I’m not a joiner, by nature. I was a Boy Scout, briefly, when I was younger, but ditched the group when I learned that Camp Fire had girls. Even then, the depth of my membership extended only as far as summer camp. Apart from church choir and a library card, I just don’t belong.
Yet when a five-year-old boy presents you with a membership card for the ‘Woke Toke’ club, you don’t really have a choice in the matter.
This card, hand-printed and laminated in scotch-tape, was accompanied by an equally detailed, palm-sized walkie-talkie, the companion of which was nestled in Ian’s shirt pocket. All of this, of course, was a prerequisite for membership in the ‘Hunten Club’.

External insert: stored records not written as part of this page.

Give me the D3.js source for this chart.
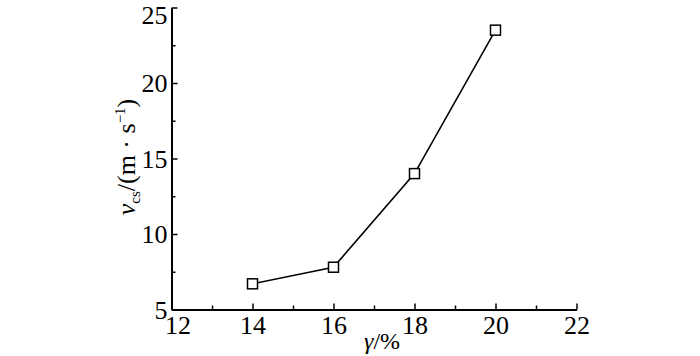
<!DOCTYPE html>
<html><head><meta charset="utf-8">
<script src="https://cdn.jsdelivr.net/npm/d3@7"></script>
<style>body{margin:0;background:#fff}svg{display:block}svg text{font-family:"Liberation Serif","Times New Roman","DejaVu Serif",serif !important;fill:#000}</style>
</head><body><svg id="c" width="700" height="356"></svg>
<script>
const xValues = [14, 16, 18, 20];
const yValues = [6.7, 7.8, 14.0, 23.5];
const xTicks = [12, 14, 16, 18, 20, 22];
const yTicks = [5, 10, 15, 20, 25];
const xMinor = [13, 15, 17, 19, 21];
const yMinor = [7.5, 12.5, 17.5, 22.5];

const svg = d3.select("#c");
const x = d3.scaleLinear().domain([12, 22]).range([171.5, 576.5]);
const y = d3.scaleLinear().domain([5, 25]).range([309.5, 7.5]);

const gx = svg.append("g").attr("transform", `translate(0,${y(5)})`);
gx.call(d3.axisBottom(x).tickValues(xTicks).tickSizeInner(-6).tickSizeOuter(0).tickPadding(6).tickFormat(d3.format("d")));
gx.append("g").call(d3.axisBottom(x).tickValues(xMinor).tickSizeInner(-4).tickSizeOuter(0).tickFormat(""));
const gy = svg.append("g").attr("transform", `translate(${x(12)},0)`);
gy.call(d3.axisLeft(y).tickValues(yTicks).tickSizeInner(-6).tickSizeOuter(0).tickPadding(4).tickFormat(d3.format("d")));
gy.append("g").call(d3.axisLeft(y).tickValues(yMinor).tickSizeInner(-4).tickSizeOuter(0).tickFormat(""));
svg.selectAll("g").attr("font-family", null);
svg.selectAll(".domain").attr("stroke", "#000").attr("stroke-width", 2);
svg.selectAll(".tick line").attr("stroke", "#000").attr("stroke-width", 1.5);
svg.selectAll(".tick text").attr("font-size", 26);
gy.selectAll(".tick text").attr("dy", "0.34em");
gy.selectAll(".tick text").filter(d => d === 25).attr("dy", "0.6em");
gx.selectAll(".tick text").filter(d => d === 12).attr("dx", 6);

const pts = xValues.map((v, i) => [v, yValues[i]]);
svg.append("path").datum(pts)
  .attr("fill", "none").attr("stroke", "#000").attr("stroke-width", 1.6)
  .attr("d", d3.line().x(d => x(d[0])).y(d => y(d[1])));
const s = 10;
svg.selectAll("rect.m").data(pts).enter().append("rect").attr("class", "m")
  .attr("x", d => x(d[0]) - s / 2).attr("y", d => y(d[1]) - s / 2)
  .attr("width", s).attr("height", s)
  .attr("fill", "#fff").attr("stroke", "#000").attr("stroke-width", 1.5);

// x label
const xl = svg.append("text").attr("x", 382).attr("y", 349).attr("text-anchor", "middle").attr("font-size", 24);
xl.append("tspan").attr("font-style", "italic").text("γ");
xl.append("tspan").text("/%");

// y label
const yl = svg.append("text").attr("transform", "translate(135,157) rotate(-90)").attr("text-anchor", "middle").attr("font-size", 26);
yl.append("tspan").attr("font-style", "italic").text("v");
yl.append("tspan").attr("font-size", 15).attr("dy", 5).text("cs");
yl.append("tspan").attr("dy", -5).text("/(m · s");
yl.append("tspan").attr("font-size", 15).attr("dy", -10).text("−1");
yl.append("tspan").attr("dy", 10).text(")");
</script></body></html>
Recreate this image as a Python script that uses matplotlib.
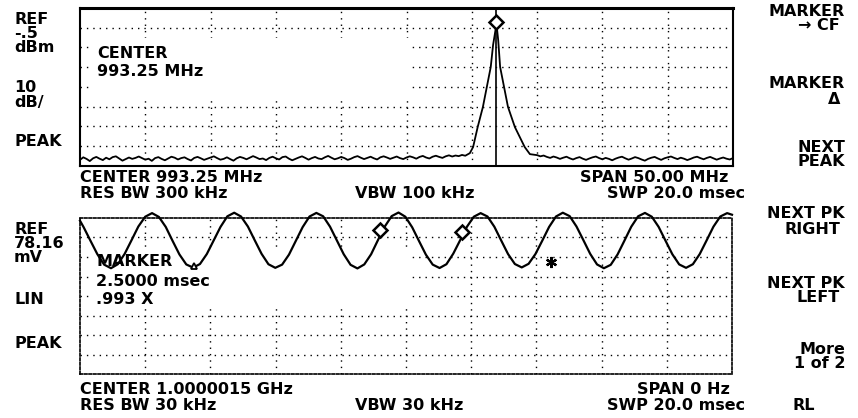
import numpy as np
import matplotlib
matplotlib.use("Agg")
import matplotlib.pyplot as plt
from matplotlib.patches import Rectangle

# ---------------- data ----------------
# upper trace : spectrum
ref_level_dbm = -0.5
db_per_div = 10
center_mhz = 993.25
span_mhz = 50.0

noise_left_start_mhz = 968.25
noise_right_start_mhz = 1003.25
noise_step_mhz = 0.25
noise_left_dbm = [-77.4, -76.1, -76.9, -78.0, -76.6, -75.9, -76.8, -77.5, -76.3, -77.1,
                  -76.0, -75.6, -76.7, -77.8, -77.0, -76.2, -76.9, -76.4, -75.7, -76.5,
                  -77.3, -76.8, -77.9, -76.5, -76.0, -76.9, -77.6, -76.7, -75.8, -76.3,
                  -77.2, -76.5, -76.1, -77.0, -77.7, -76.4, -75.9, -76.6, -77.4, -76.8,
                  -76.2, -75.6, -76.5, -77.3, -76.9, -76.1, -77.0, -77.8, -76.6, -75.9,
                  -76.4, -77.1, -76.3, -75.5, -76.2, -77.0, -76.7, -77.5, -76.4, -75.8,
                  -76.6, -77.2, -76.0, -75.7, -76.8, -77.6, -76.9, -76.2, -75.6, -76.4,
                  -77.3, -76.5, -75.9, -76.7, -77.0, -76.1, -75.4, -76.3, -77.1, -76.6,
                  -75.9, -76.5, -77.4, -76.8, -76.0, -75.5, -76.3, -77.0, -76.4, -75.8,
                  -76.6, -77.2, -76.1, -75.6, -76.2, -76.9, -76.3, -75.7, -76.5, -77.0,
                  -76.2, -75.6, -76.1, -76.8, -75.9, -75.4, -76.2, -76.7, -75.8, -75.3,
                  -75.9, -76.4, -75.6, -75.1, -75.7, -75.2, -75.5, -74.9, -75.3]
peak_freq_mhz = [998.10, 998.35, 998.70, 999.10, 999.40, 999.70, 999.88, 1000.14,
                 1000.27, 1000.42, 1000.72, 1001.02, 1001.55, 1002.30, 1002.70]
peak_dbm = [-74.0, -70.9, -60.8, -50.6, -40.5, -30.4, -19.2, -8.6,
            -16.7, -30.4, -40.5, -50.6, -60.8, -70.9, -74.5]
noise_right_dbm = [-75.0, -75.6, -75.2, -75.9, -76.4, -75.7, -76.2, -76.9, -76.3, -75.8,
                   -76.6, -77.2, -76.5, -76.0, -76.8, -77.4, -76.7, -76.1, -75.7, -76.5,
                   -77.1, -76.4, -76.9, -77.6, -76.8, -76.2, -75.8, -76.6, -77.3, -76.7,
                   -76.0, -76.5, -77.2, -77.8, -76.9, -76.3, -75.9, -76.7, -77.4, -76.6,
                   -76.1, -75.7, -76.4, -77.0, -76.3, -76.8, -77.5, -76.9, -76.2, -75.8,
                   -76.5, -77.1, -76.4, -75.9, -76.6, -77.3, -76.7, -76.2, -76.8, -77.2, -76.5]
marker_freq_mhz = 1000.14
marker_dbm = -7.6

# lower trace : zero-span demodulated signal
ref_mv = 78.16
sweep_ms = 20.0
sine_first_ms = 0.11
sine_step_ms = 0.21
sine_start_mv = 76.8
sine_end_mv = 79.8
sine_mv = [73.6, 66.8, 60.1, 54.8, 53.0, 55.0, 60.2, 67.0, 73.9, 78.8, 80.6, 78.7,
           73.7, 66.7, 59.9, 54.9, 53.3, 55.1, 60.1, 66.9, 73.7, 79.0, 80.8, 78.9,
           73.9, 67.0, 60.2, 55.0, 53.2, 54.8, 59.8, 66.7, 73.6, 78.9, 80.7, 79.0,
           73.8, 66.9, 60.0, 54.7, 52.9, 54.9, 60.0, 67.1, 73.9, 79.1, 80.9, 78.8,
           73.5, 66.6, 59.8, 54.8, 53.1, 55.0, 60.3, 67.0, 73.8, 78.8, 80.6, 78.9,
           73.8, 66.9, 60.1, 55.1, 53.4, 55.2, 60.1, 66.8, 73.7, 78.9, 80.8, 79.1,
           73.9, 67.1, 60.2, 54.9, 53.0, 54.7, 59.9, 66.8, 73.8, 79.0, 80.7, 78.8,
           73.7, 66.8, 60.0, 54.9, 53.2, 55.0, 60.1, 66.9, 73.8, 78.9, 80.6]
diamond_ms = [9.20, 11.72]
diamond_mv = [72.1, 71.1]
delta_ref_ms = 3.50
delta_ref_mv = 54.0
star_ms = 14.45
star_mv = 56.1

# ---------------- figure ----------------
W, H = 858, 418
fig = plt.figure(figsize=(W / 100, H / 100), dpi=100)
fig.patch.set_facecolor("white")

FONT = dict(family="DejaVu Sans", weight="bold", size=11.5, color="black")


def px_axes(x0, y0, x1, y1):
    return fig.add_axes([x0 / W, 1 - y1 / H, (x1 - x0) / W, (y1 - y0) / H])


def label(s, x, y, ha="left"):
    fig.text(x / W, 1 - y / H, s, ha=ha, va="center", **FONT)


DOT = (0, (1, 3.6))

# ---- upper panel ----
ax1 = px_axes(80, 8, 733, 166)
fmin, fmax = center_mhz - span_mhz / 2, center_mhz + span_mhz / 2
ylo = ref_level_dbm - 8 * db_per_div
ax1.set_xlim(fmin, fmax)
ax1.set_ylim(ylo, ref_level_dbm)
ax1.set_xticks([]); ax1.set_yticks([])
for i in range(1, 10):
    ax1.axvline(fmin + i * span_mhz / 10, color="black", lw=1.0, ls=DOT, zorder=1)
for j in range(1, 8):
    ax1.axhline(ylo + j * db_per_div, color="black", lw=1.0, ls=DOT, zorder=1)
ax1.add_patch(Rectangle((0.016, 0.42), 0.49, 0.39, transform=ax1.transAxes,
                        fc="white", ec="none", zorder=1.5))
for name, sp in ax1.spines.items():
    sp.set_linewidth(2.2 if name == "top" else 1.5)

f_left = noise_left_start_mhz + noise_step_mhz * np.arange(len(noise_left_dbm))
f_right = noise_right_start_mhz + noise_step_mhz * np.arange(len(noise_right_dbm))
freqs = np.concatenate([f_left, peak_freq_mhz, f_right])
levels = np.concatenate([noise_left_dbm, peak_dbm, noise_right_dbm])
ax1.plot(freqs, levels, color="black", lw=1.3, zorder=3)
ax1.axvline(marker_freq_mhz, color="black", lw=1.2, zorder=2.5)
ax1.plot([marker_freq_mhz], [marker_dbm], "D", ms=7, mfc="white", mec="black",
         mew=1.8, zorder=4, clip_on=False)

# ---- lower panel ----
ax2 = px_axes(80, 218, 732, 374)
ax2.set_xlim(0, sweep_ms)
ax2.set_ylim(0, ref_mv)
ax2.set_xticks([]); ax2.set_yticks([])
for i in range(1, 10):
    ax2.axvline(i * sweep_ms / 10, color="black", lw=1.0, ls=DOT, zorder=1)
for j in range(1, 8):
    ax2.axhline(j * ref_mv / 8, color="black", lw=1.0, ls=DOT, zorder=1)
ax2.add_patch(Rectangle((0.016, 0.44), 0.49, 0.37, transform=ax2.transAxes,
                        fc="white", ec="none", zorder=1.5))
for name, sp in ax2.spines.items():
    sp.set_linewidth(1.2)
    sp.set_linestyle((0, (1.5, 1.2)))

t = sine_first_ms + sine_step_ms * np.arange(len(sine_mv))
tt = np.concatenate([[0.0], t, [sweep_ms]])
vv = np.concatenate([[sine_start_mv], sine_mv, [sine_end_mv]])
ax2.plot(tt, vv, color="black", lw=1.6, zorder=3, clip_on=False)
ax2.plot(diamond_ms, diamond_mv, "D", ms=7, mfc="white", mec="black", mew=1.8,
         zorder=4, clip_on=False)
ax2.plot([delta_ref_ms], [delta_ref_mv], "^", ms=5, mfc="white", mec="black",
         mew=1.3, zorder=4)
ax2.plot([star_ms], [star_mv], marker=(6, 2, 0), ms=8, color="black", mew=1.6,
         zorder=4)

# ---- text ----
for s, y in [("REF", 19), ("-.5", 33), ("dBm", 47), ("10", 88), ("dB/", 102), ("PEAK", 141),
             ("REF", 229), ("78.16", 243), ("mV", 257), ("LIN", 299), ("PEAK", 344)]:
    label(s, 14, y)

label("CENTER", 97, 53)
label("993.25 MHz", 97, 72)
label("MARKER", 96, 262)
label("2.5000 msec", 96, 281)
label(".993 X", 96, 300)

label("CENTER 993.25 MHz", 80, 177)
label("RES BW 300 kHz", 80, 193)
label("VBW 100 kHz", 355, 193)
label("SPAN 50.00 MHz", 728, 177, ha="right")
label("SWP 20.0 msec", 745, 193, ha="right")

label("CENTER 1.0000015 GHz", 80, 389)
label("RES BW 30 kHz", 80, 406)
label("VBW 30 kHz", 355, 406)
label("SPAN 0 Hz", 730, 389, ha="right")
label("SWP 20.0 msec", 745, 406, ha="right")

for s, x, y in [("MARKER", 845, 12), ("→ CF", 840, 26), ("MARKER", 845, 84), ("Δ", 840, 99),
                ("NEXT", 845, 147), ("PEAK", 845, 161), ("NEXT PK", 845, 214),
                ("RIGHT", 840, 229), ("NEXT PK", 845, 284), ("LEFT", 840, 298),
                ("More", 845, 350), ("1 of 2", 845, 364)]:
    label(s, x, y, ha="right")
label("RL", 793, 405)

fig.savefig("out.png", dpi=100, facecolor="white")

Last month, feeling nostalgic for the wasted hours of my childhood, I purchased a used copy of Final Fantasy XII. This is one of a continuing series of role-playing games which began with the original NES; the last I played was III, due in large part to marriage and rediscovery of natural light.
Final Fantasy XII features ‘Hunts’, whereby your party is hired to dispatch an expanding list of troublesome and implausible beasts for fun and profit. There is no dental plan, but you make your own hours.
Ian was hooked with our first hunt: the Rogue Tomato, which seems to be a hybrid of a tomato, rag-doll, and Garden Weasel. Our conquests soon included a Thextra, Rocktoise, and a Croakadile.
Hence the ‘Hunten Club’. Ian presented me with another membership card and a sword; he was carrying a bow. He’d drawn a menu of creatures from which to choose, from slimy blobs to fish with over-sized tongues. The walkie-talkies allowed us to separate for a more efficient search, and to call for help if absolutely necessary.
Our targets were elusive, so we regrouped at the Lego workshop to design a monster-detector:
We’re not accepting clients just yet, but we do have a waiting list.